Mayor of Spanish Village Marvels at Five Day Illegal Pop Up Rave

Beginning on Friday (December 30) and wrapping up on Wednesday (January 4), an illegal rave in the village of La Peza in Granada, Spain attracted over 5,000 people according to the Guardian. According to reports: tents, stalls, caravans and a whopping SEVEN stages pop up out of nowhere less than a mile from the village centre.

La Peza is a municipality in the southern region of Granada, Spain, set within the foothills of the Sierra Nevada mountains. It is small town with a population of 1,200, which ended up hosted five times as many people during this event according to Fernando Álvarez, the mayor of La Peza’s municipality. Attendees were said to have come mostly from Spain, with ravers coming from as far as Italy and The Netherlands. Given the way this played out, we won’t know for sure.

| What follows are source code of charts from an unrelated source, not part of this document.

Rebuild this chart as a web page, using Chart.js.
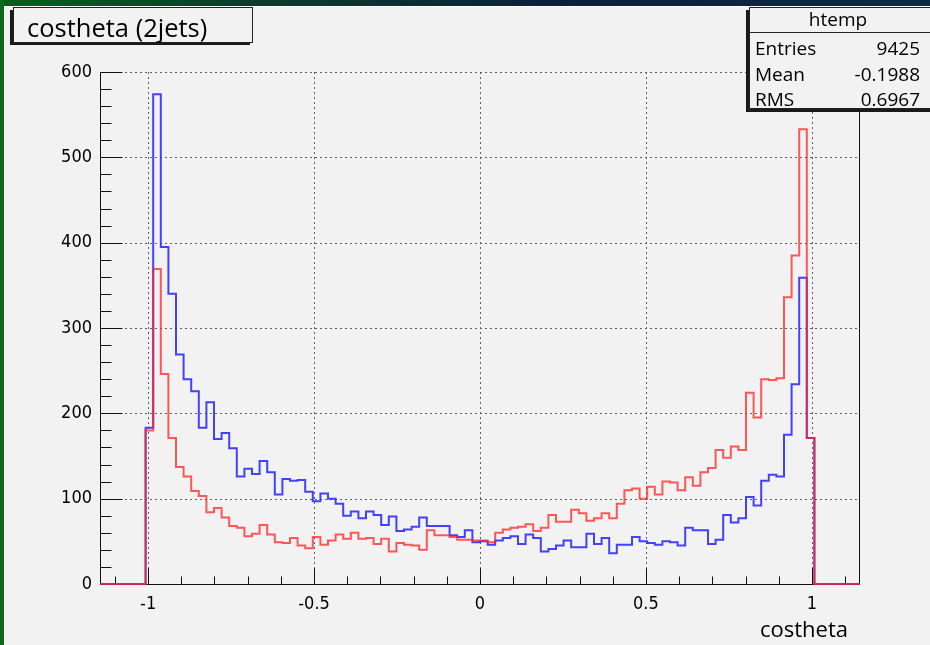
<!DOCTYPE html>
<html>
<head>
<meta charset="utf-8">
<title>costheta (2jets)</title>
<script src="https://cdn.jsdelivr.net/npm/chart.js@4.4.0/dist/chart.umd.min.js"></script>
<style>
  html, body { margin: 0; padding: 0; background: #f2f2f2; overflow: hidden; }
  #wrap { position: relative; width: 930px; height: 645px; }
  canvas { display: block; }
</style>
</head>
<body>
<div id="wrap"><canvas id="c" width="930" height="645"></canvas></div>
<script>
// Histogram binning (100 equal bins over the axis range)
const X_MIN = -1.145;
const X_MAX = 1.145;
const N_BINS = 100;
const Y_MIN = 0;
const Y_MAX = 600;

// Axis ticks
const xTickValues = [-1, -0.5, 0, 0.5, 1];
const xTickLabels = ['-1', '-0.5', '0', '0.5', '1'];
const yTickValues = [0, 100, 200, 300, 400, 500, 600];
const yTickLabels = ['0', '100', '200', '300', '400', '500', '600'];

// Bin contents, one entry per bin, left to right
const htempCounts = [
  0, 0, 0, 0, 0, 0,
  183, 574, 395, 340, 269, 240, 226, 183, 213, 170,
  177, 159, 126, 135, 129, 144, 131, 105, 123, 121,
  122, 108, 97, 106, 100, 94, 80, 85, 77, 85,
  81, 69, 79, 62, 64, 67, 78, 68, 68, 68,
  57, 55, 63, 49, 50, 46, 51, 54, 56, 47,
  58, 54, 38, 41, 45, 51, 43, 43, 59, 47,
  54, 36, 46, 46, 55, 50, 48, 46, 50, 49,
  45, 66, 63, 63, 47, 52, 81, 72, 77, 102,
  92, 121, 128, 126, 175, 234, 359, 171,
  0, 0, 0, 0, 0, 0
];
const overlayCounts = [
  0, 0, 0, 0, 0, 0,
  180, 369, 246, 171, 137, 126, 109, 103, 84, 89,
  78, 68, 66, 56, 59, 69, 58, 49, 48, 54,
  45, 42, 55, 46, 51, 58, 53, 60, 53, 54,
  47, 53, 38, 48, 46, 45, 40, 63, 57, 57,
  55, 52, 52, 51, 51, 49, 60, 64, 66, 67,
  70, 62, 66, 81, 73, 73, 87, 83, 74, 77,
  83, 77, 94, 110, 112, 100, 114, 105, 120, 119,
  110, 125, 115, 131, 136, 157, 148, 161, 157, 224,
  195, 240, 239, 241, 336, 385, 533, 171,
  0, 0, 0, 0, 0, 0
];

// Texts
const titleText = 'costheta (2jets)';
const xAxisTitle = 'costheta';
const statsName = 'htemp';
const statsLabels = ['Entries', 'Mean', 'RMS'];
const statsValues = ['9425', '-0.1988', '0.6967'];

// Step outline points: left edge of every bin, closed at the right end of the range
function histPoints(counts) {
  const w = (X_MAX - X_MIN) / N_BINS;
  const pts = counts.map((c, i) => ({ x: X_MIN + i * w, y: c }));
  pts.push({ x: X_MAX, y: counts[counts.length - 1] });
  return pts;
}

const tickFont = "'Liberation Sans Narrow', 'DejaVu Sans Condensed', 'Liberation Sans', sans-serif";
const textFont = "'Open Sans', 'Noto Sans', sans-serif";

const rootStyle = {
  id: 'rootStyle',
  beforeDraw(chart) {
    const ctx = chart.ctx;
    ctx.save();
    ctx.fillStyle = '#f2f2f2';
    ctx.fillRect(0, 0, chart.width, chart.height);
    // window edge strips
    const g = ctx.createLinearGradient(0, 0, chart.width, 0);
    g.addColorStop(0, '#0a5e1e');
    g.addColorStop(0.3, '#0c3a2c');
    g.addColorStop(0.6, '#0b1f3c');
    g.addColorStop(1, '#0e2a44');
    ctx.fillStyle = g;
    ctx.fillRect(0, 0, chart.width, 6);
    ctx.fillStyle = '#0a6a1c';
    ctx.fillRect(0, 0, 4, chart.height);
    ctx.fillStyle = '#ffffff';
    ctx.fillRect(4, 6, chart.width - 4, 1);
    ctx.fillRect(4, 6, 1, chart.height - 6);
    ctx.restore();
  },
  beforeDatasetsDraw(chart) {
    const ctx = chart.ctx;
    const xs = chart.scales.x, ys = chart.scales.y;
    const a = chart.chartArea;
    ctx.save();
    // dotted grid
    ctx.strokeStyle = '#5e5e5e';
    ctx.lineWidth = 1;
    ctx.setLineDash([2, 3]);
    xTickValues.forEach(v => {
      const px = Math.round(xs.getPixelForValue(v)) + 0.5;
      ctx.beginPath(); ctx.moveTo(px, a.bottom); ctx.lineTo(px, a.top); ctx.stroke();
    });
    yTickValues.forEach(v => {
      if (v === Y_MIN) return;
      const py = Math.round(ys.getPixelForValue(v)) + 0.5;
      ctx.beginPath(); ctx.moveTo(a.left, py); ctx.lineTo(a.right, py); ctx.stroke();
    });
    ctx.setLineDash([]);

    // frame and ticks, under the histograms
    const L = Math.round(a.left) + 0.5, R = Math.round(a.right) - 0.5;
    const B = Math.round(a.bottom) + 0.5, T = Math.round(a.top);
    ctx.strokeStyle = '#111';
    ctx.beginPath();
    ctx.moveTo(L, T); ctx.lineTo(L, B); ctx.lineTo(R, B); ctx.lineTo(R, T);
    ctx.stroke();
    // y ticks: majors every 100, minors every 20
    for (let v = Y_MIN; v <= Y_MAX; v += 20) {
      const py = Math.round(ys.getPixelForValue(v)) + 0.5;
      const len = (v % 100 === 0) ? 22 : 11;
      ctx.beginPath(); ctx.moveTo(L, py); ctx.lineTo(L + len, py); ctx.stroke();
    }
    // x ticks: majors every 0.5, minors every 0.1
    for (let i = -11; i <= 11; i++) {
      const v = i / 10;
      const px = Math.round(xs.getPixelForValue(v)) + 0.5;
      const len = (i % 5 === 0) ? 16 : 8;
      ctx.beginPath(); ctx.moveTo(px, B); ctx.lineTo(px, B - len); ctx.stroke();
    }
    ctx.restore();
  },
  afterDraw(chart) {
    const ctx = chart.ctx;
    const a = chart.chartArea;
    ctx.save();
    // title box with shadow
    ctx.fillStyle = '#1a1a1a';
    ctx.fillRect(10, 10, 3, 35);
    ctx.fillRect(10, 42, 240, 3);
    ctx.fillStyle = '#f2f2f2';
    ctx.fillRect(13, 7, 239, 35);
    ctx.strokeStyle = '#222';
    ctx.lineWidth = 1;
    ctx.strokeRect(13.5, 7.5, 239, 35);
    ctx.fillStyle = '#000';
    ctx.font = '25.5px ' + textFont;
    ctx.textBaseline = 'alphabetic';
    ctx.textAlign = 'left';
    ctx.fillText(titleText, 27, 37);

    // statistics box with shadow
    ctx.fillStyle = '#1a1a1a';
    ctx.fillRect(746, 10, 3, 102);
    ctx.fillRect(746, 109, 190, 3);
    ctx.fillStyle = '#f2f2f2';
    ctx.fillRect(749, 7, 190, 102);
    ctx.strokeStyle = '#222';
    ctx.beginPath();
    ctx.moveTo(chart.width, 7.5); ctx.lineTo(749.5, 7.5); ctx.lineTo(749.5, 108.5); ctx.lineTo(chart.width, 108.5);
    ctx.moveTo(749.5, 32.5); ctx.lineTo(chart.width, 32.5);
    ctx.stroke();
    ctx.fillStyle = '#000';
    ctx.font = '19px ' + textFont;
    ctx.textAlign = 'center';
    ctx.fillText(statsName, 838, 26);
    const rowY = [55, 81, 106];
    statsLabels.forEach((lab, i) => {
      ctx.textAlign = 'left';
      ctx.fillText(lab, 755, rowY[i]);
      ctx.textAlign = 'right';
      ctx.fillText(statsValues[i], 920, rowY[i]);
    });

    // x axis title
    ctx.font = '22px ' + textFont;
    ctx.textAlign = 'right';
    ctx.fillText(xAxisTitle, a.right - 12, 637);
    ctx.restore();
  }
};

new Chart(document.getElementById('c'), {
  type: 'line',
  data: {
    datasets: [
      {
        label: 'overlay',
        data: histPoints(overlayCounts),
        borderColor: 'rgba(255, 35, 35, 0.75)',
        borderWidth: 2,
        stepped: true,
        pointRadius: 0,
        fill: false,
        order: 0,
        clip: 4
      },
      {
        label: statsName,
        data: histPoints(htempCounts),
        borderColor: 'rgba(35, 35, 255, 0.85)',
        borderWidth: 2,
        stepped: true,
        pointRadius: 0,
        fill: false,
        order: 1,
        clip: 4
      }
    ]
  },
  options: {
    responsive: false,
    animation: false,
    devicePixelRatio: 1,
    layout: { padding: { left: 0, right: 70, top: 72, bottom: 0 } },
    plugins: {
      legend: { display: false },
      tooltip: { enabled: false },
      title: { display: false }
    },
    scales: {
      x: {
        type: 'linear',
        min: X_MIN,
        max: X_MAX,
        grid: { display: false, drawTicks: false },
        border: { display: false },
        afterBuildTicks: s => { s.ticks = xTickValues.map(v => ({ value: v })); },
        afterFit: s => { s.height = 61; },
        ticks: {
          autoSkip: false,
          maxRotation: 0,
          padding: 10,
          color: '#000',
          font: { family: tickFont, size: 18 },
          callback: (v, i) => xTickLabels[i]
        }
      },
      y: {
        type: 'linear',
        min: Y_MIN,
        max: Y_MAX,
        grid: { display: false, drawTicks: false },
        border: { display: false },
        afterBuildTicks: s => { s.ticks = yTickValues.map(v => ({ value: v })); },
        afterFit: s => { s.width = 100; },
        ticks: {
          autoSkip: false,
          padding: 8,
          color: '#000',
          font: { family: tickFont, size: 18 },
          callback: (v, i) => yTickLabels[i]
        }
      }
    }
  },
  plugins: [rootStyle]
});
</script>
</body>
</html>
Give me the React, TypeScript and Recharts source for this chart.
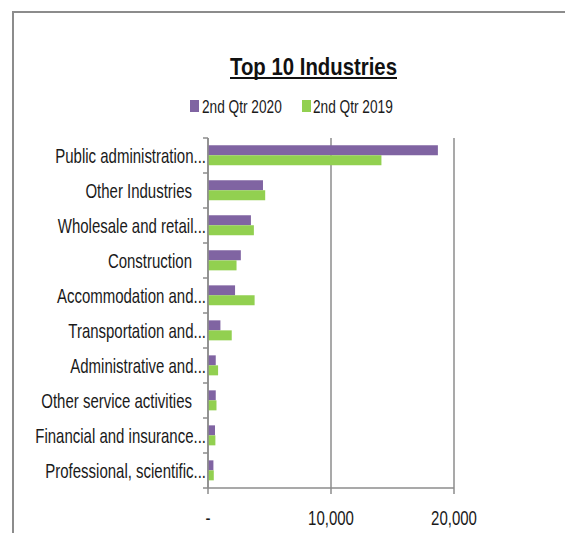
import React from 'react';
import { BarChart, Bar, XAxis, YAxis, CartesianGrid } from 'recharts';

const categories = [
  'Public administration...',
  'Other Industries',
  'Wholesale and retail...',
  'Construction',
  'Accommodation and...',
  'Transportation and...',
  'Administrative and...',
  'Other service activities',
  'Financial and insurance...',
  'Professional, scientific...',
];
const qtr2020 = [18690, 4470, 3490, 2670, 2200, 1010, 630, 630, 570, 440];
const qtr2019 = [14100, 4650, 3730, 2320, 3790, 1930, 820, 690, 600, 470];
const xTicks = [0, 10000, 20000];
const seriesNames = ['2nd Qtr 2020', '2nd Qtr 2019'];

// no narrow font installed, so squeeze Liberation Sans sideways
const FONT = "'Liberation Sans', Arial, sans-serif";
const SQ = 0.75;
const PURPLE = '#8064A2';
const GREEN = '#92D050';
const AXIS = '#8c8c8c';
const INK = '#1a1a1a';

const W = 559;
const H = 520;
const M = { top: 125, right: 119, bottom: 10, left: 0 };
const Y_W = 194;
const X_H = 35;
const PLOT_BOTTOM = H - M.bottom - X_H;
const BAND = (PLOT_BOTTOM - M.top) / categories.length;

const data = categories.map((name, i) => ({ name, q2020: qtr2020[i], q2019: qtr2019[i] }));

const CatTick = (props: any) => {
  const { y, payload, index } = props;
  const label: string = payload.value;
  const cut = label.endsWith('...');
  const ax = cut ? Y_W - 2 : Y_W - 16;
  return (
    <g>
      <line x1={Y_W - 5} x2={Y_W} y1={y - BAND / 2} y2={y - BAND / 2} stroke={AXIS} strokeWidth={1.5} />
      {index === categories.length - 1 && (
        <line x1={Y_W - 5} x2={Y_W} y1={y + BAND / 2} y2={y + BAND / 2} stroke={AXIS} strokeWidth={1.5} />
      )}
      <text transform={`translate(${ax},${y + 7}) scale(${SQ},1)`} textAnchor="end" fontSize={20} fill={INK} fontFamily={FONT}>
        {label}
      </text>
    </g>
  );
};

const ValTick = (props: any) => {
  const { x, payload } = props;
  const v: number = payload.value;
  return (
    <text transform={`translate(${x},${PLOT_BOTTOM + 37}) scale(${SQ},1)`} textAnchor="middle" fontSize={20} fill={INK} fontFamily={FONT}>
      {v === 0 ? '-' : v.toLocaleString('en-US')}
    </text>
  );
};

export default function App() {
  return (
    <div
      style={{
        position: 'relative',
        marginLeft: 4,
        marginTop: 3,
        width: W,
        height: H,
        borderLeft: `2px solid ${AXIS}`,
        borderTop: `2px solid ${AXIS}`,
      }}
    >
      <svg width={W} height={120} style={{ position: 'absolute', left: 0, top: 0 }}>
        <text x={299.5} y={62} textAnchor="middle" fontSize={24} fontWeight="bold" fill="#111" fontFamily={FONT}
          textLength={167} lengthAdjust="spacingAndGlyphs">
          Top 10 Industries
        </text>
        <line x1={216} x2={383} y1={65} y2={65} stroke="#111" strokeWidth={2} />
        <rect x={176} y={87} width={9} height={12} fill={PURPLE} />
        <text transform={`translate(188,100) scale(0.76,1)`} fontSize={18} fill={INK} fontFamily={FONT}>{seriesNames[0]}</text>
        <rect x={288} y={87} width={9} height={12} fill={GREEN} />
        <text transform={`translate(299,100) scale(0.76,1)`} fontSize={18} fill={INK} fontFamily={FONT}>{seriesNames[1]}</text>
      </svg>
      <BarChart
        width={W}
        height={H}
        data={data}
        layout="vertical"
        margin={M}
        barCategoryGap="21%"
        barGap={0}
      >
        <CartesianGrid horizontal={false} vertical={true} stroke={AXIS} strokeWidth={1.5} />
        <XAxis
          type="number"
          domain={[0, 20000]}
          ticks={xTicks}
          height={X_H}
          stroke={AXIS}
          strokeWidth={1.5}
          tickSize={6}
          tick={<ValTick />}
          interval={0}
        />
        <YAxis
          type="category"
          dataKey="name"
          width={Y_W}
          stroke={AXIS}
          strokeWidth={1.5}
          tickLine={false}
          tick={<CatTick />}
          interval={0}
        />
        <Bar dataKey="q2020" name={seriesNames[0]} fill={PURPLE} isAnimationActive={false} />
        <Bar dataKey="q2019" name={seriesNames[1]} fill={GREEN} isAnimationActive={false} />
      </BarChart>
    </div>
  );
}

Álvarez told The Guardian that it was “magnificently organized.” The site was a kin to a small pop-up town which included a bakery, pizzeria, clothing shops, people who would braid your hair, He marveled at the fact that they managed to set that all up in the span of a few hours. The mayor went on to suggest that the giant party could benefit the village in the future (but maybe not as large in scale). He added: “We got six days of entertainment out of it, but we also recognise that this incident has given us a bit of publicity and put us on the map.”

Local authorities were contacted once the party got underway, and police decided that it would be safer to keep the party contained, rather than attempt to evict 5,000 ravers. Once a perimeter was set, Spanish police prevented additional people from entering the rave. Reports say the rave was mostly peaceful, with only a small number of arrests for resisting authority and drug-related offences according to The Guardian’s report.